Data:
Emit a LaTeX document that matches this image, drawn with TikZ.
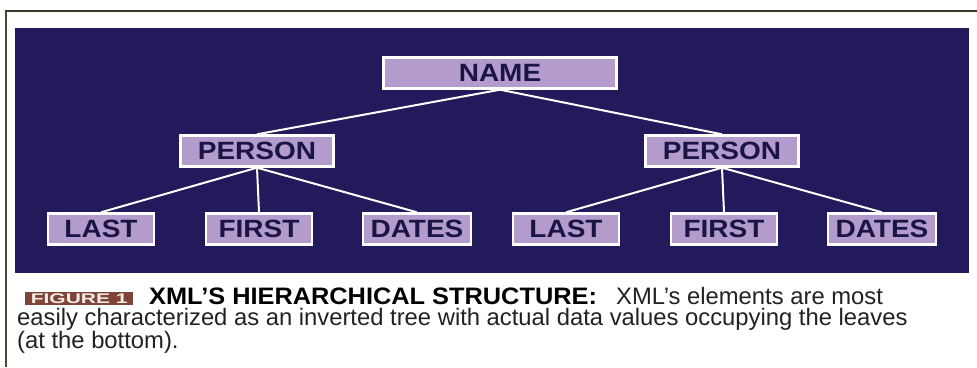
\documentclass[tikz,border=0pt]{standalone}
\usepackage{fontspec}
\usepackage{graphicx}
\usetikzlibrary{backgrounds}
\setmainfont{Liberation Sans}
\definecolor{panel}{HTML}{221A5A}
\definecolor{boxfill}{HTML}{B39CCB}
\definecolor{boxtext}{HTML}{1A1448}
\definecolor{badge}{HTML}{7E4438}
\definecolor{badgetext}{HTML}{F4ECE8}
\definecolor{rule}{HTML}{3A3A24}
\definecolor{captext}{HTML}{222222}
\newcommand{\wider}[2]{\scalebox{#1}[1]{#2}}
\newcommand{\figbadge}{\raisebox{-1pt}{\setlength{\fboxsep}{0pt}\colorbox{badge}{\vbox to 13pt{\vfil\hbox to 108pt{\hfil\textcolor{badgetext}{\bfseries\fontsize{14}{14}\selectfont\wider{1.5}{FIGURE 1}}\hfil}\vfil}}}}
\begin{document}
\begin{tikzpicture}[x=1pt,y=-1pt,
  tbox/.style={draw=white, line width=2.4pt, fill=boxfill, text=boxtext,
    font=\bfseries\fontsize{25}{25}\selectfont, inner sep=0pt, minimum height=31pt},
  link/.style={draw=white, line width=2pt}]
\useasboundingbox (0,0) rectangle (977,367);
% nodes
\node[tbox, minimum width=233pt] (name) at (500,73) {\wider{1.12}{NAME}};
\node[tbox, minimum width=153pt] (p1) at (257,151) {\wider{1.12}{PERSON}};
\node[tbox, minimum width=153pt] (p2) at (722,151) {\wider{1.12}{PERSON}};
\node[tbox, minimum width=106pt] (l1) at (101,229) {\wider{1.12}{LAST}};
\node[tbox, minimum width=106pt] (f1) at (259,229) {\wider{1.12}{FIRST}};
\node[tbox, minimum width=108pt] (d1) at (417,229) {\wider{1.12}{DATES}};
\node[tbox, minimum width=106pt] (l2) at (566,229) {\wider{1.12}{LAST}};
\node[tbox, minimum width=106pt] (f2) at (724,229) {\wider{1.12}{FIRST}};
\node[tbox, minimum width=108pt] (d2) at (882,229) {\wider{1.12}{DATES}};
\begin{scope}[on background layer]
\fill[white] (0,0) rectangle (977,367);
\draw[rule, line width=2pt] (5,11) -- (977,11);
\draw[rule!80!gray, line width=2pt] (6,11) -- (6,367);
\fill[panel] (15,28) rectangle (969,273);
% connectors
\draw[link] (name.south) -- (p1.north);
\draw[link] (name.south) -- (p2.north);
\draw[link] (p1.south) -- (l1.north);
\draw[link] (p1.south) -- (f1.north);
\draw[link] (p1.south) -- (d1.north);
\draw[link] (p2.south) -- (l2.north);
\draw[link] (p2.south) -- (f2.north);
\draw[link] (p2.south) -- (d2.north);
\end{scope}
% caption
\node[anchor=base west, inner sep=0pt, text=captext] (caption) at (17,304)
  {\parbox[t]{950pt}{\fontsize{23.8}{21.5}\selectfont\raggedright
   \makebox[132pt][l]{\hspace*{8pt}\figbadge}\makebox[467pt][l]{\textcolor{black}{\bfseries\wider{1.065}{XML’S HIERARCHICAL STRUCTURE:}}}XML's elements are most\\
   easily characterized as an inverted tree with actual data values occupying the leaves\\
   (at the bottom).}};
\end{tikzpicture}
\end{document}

Task:
Leave out the pictures and output the rest of the material exactly as written.

Reply to the task:
Emit a LaTeX document that matches this image, drawn with TikZ.
\documentclass[tikz,border=0pt]{standalone}
\usepackage{fontspec}
\usepackage{graphicx}
\usetikzlibrary{backgrounds}
\setmainfont{Liberation Sans}
\definecolor{panel}{HTML}{221A5A}
\definecolor{boxfill}{HTML}{B39CCB}
\definecolor{boxtext}{HTML}{1A1448}
\definecolor{badge}{HTML}{7E4438}
\definecolor{badgetext}{HTML}{F4ECE8}
\definecolor{rule}{HTML}{3A3A24}
\definecolor{captext}{HTML}{222222}
\newcommand{\wider}[2]{\scalebox{#1}[1]{#2}}
\newcommand{\figbadge}{\raisebox{-1pt}{\setlength{\fboxsep}{0pt}\colorbox{badge}{\vbox to 13pt{\vfil\hbox to 108pt{\hfil\textcolor{badgetext}{\bfseries\fontsize{14}{14}\selectfont\wider{1.5}{FIGURE 1}}\hfil}\vfil}}}}
\begin{document}
\begin{tikzpicture}[x=1pt,y=-1pt,
  tbox/.style={draw=white, line width=2.4pt, fill=boxfill, text=boxtext,
    font=\bfseries\fontsize{25}{25}\selectfont, inner sep=0pt, minimum height=31pt},
  link/.style={draw=white, line width=2pt}]
\useasboundingbox (0,0) rectangle (977,367);
% nodes
\node[tbox, minimum width=233pt] (name) at (500,73) {\wider{1.12}{NAME}};
\node[tbox, minimum width=153pt] (p1) at (257,151) {\wider{1.12}{PERSON}};
\node[tbox, minimum width=153pt] (p2) at (722,151) {\wider{1.12}{PERSON}};
\node[tbox, minimum width=106pt] (l1) at (101,229) {\wider{1.12}{LAST}};
\node[tbox, minimum width=106pt] (f1) at (259,229) {\wider{1.12}{FIRST}};
\node[tbox, minimum width=108pt] (d1) at (417,229) {\wider{1.12}{DATES}};
\node[tbox, minimum width=106pt] (l2) at (566,229) {\wider{1.12}{LAST}};
\node[tbox, minimum width=106pt] (f2) at (724,229) {\wider{1.12}{FIRST}};
\node[tbox, minimum width=108pt] (d2) at (882,229) {\wider{1.12}{DATES}};
\begin{scope}[on background layer]
\fill[white] (0,0) rectangle (977,367);
\draw[rule, line width=2pt] (5,11) -- (977,11);
\draw[rule!80!gray, line width=2pt] (6,11) -- (6,367);
\fill[panel] (15,28) rectangle (969,273);
% connectors
\draw[link] (name.south) -- (p1.north);
\draw[link] (name.south) -- (p2.north);
\draw[link] (p1.south) -- (l1.north);
\draw[link] (p1.south) -- (f1.north);
\draw[link] (p1.south) -- (d1.north);
\draw[link] (p2.south) -- (l2.north);
\draw[link] (p2.south) -- (f2.north);
\draw[link] (p2.south) -- (d2.north);
\end{scope}
% caption
\node[anchor=base west, inner sep=0pt, text=captext] (caption) at (17,304)
  {\parbox[t]{950pt}{\fontsize{23.8}{21.5}\selectfont\raggedright
   \makebox[132pt][l]{\hspace*{8pt}\figbadge}\makebox[467pt][l]{\textcolor{black}{\bfseries\wider{1.065}{XML’S HIERARCHICAL STRUCTURE:}}}XML's elements are most\\
   easily characterized as an inverted tree with actual data values occupying the leaves\\
   (at the bottom).}};
\end{tikzpicture}
\end{document}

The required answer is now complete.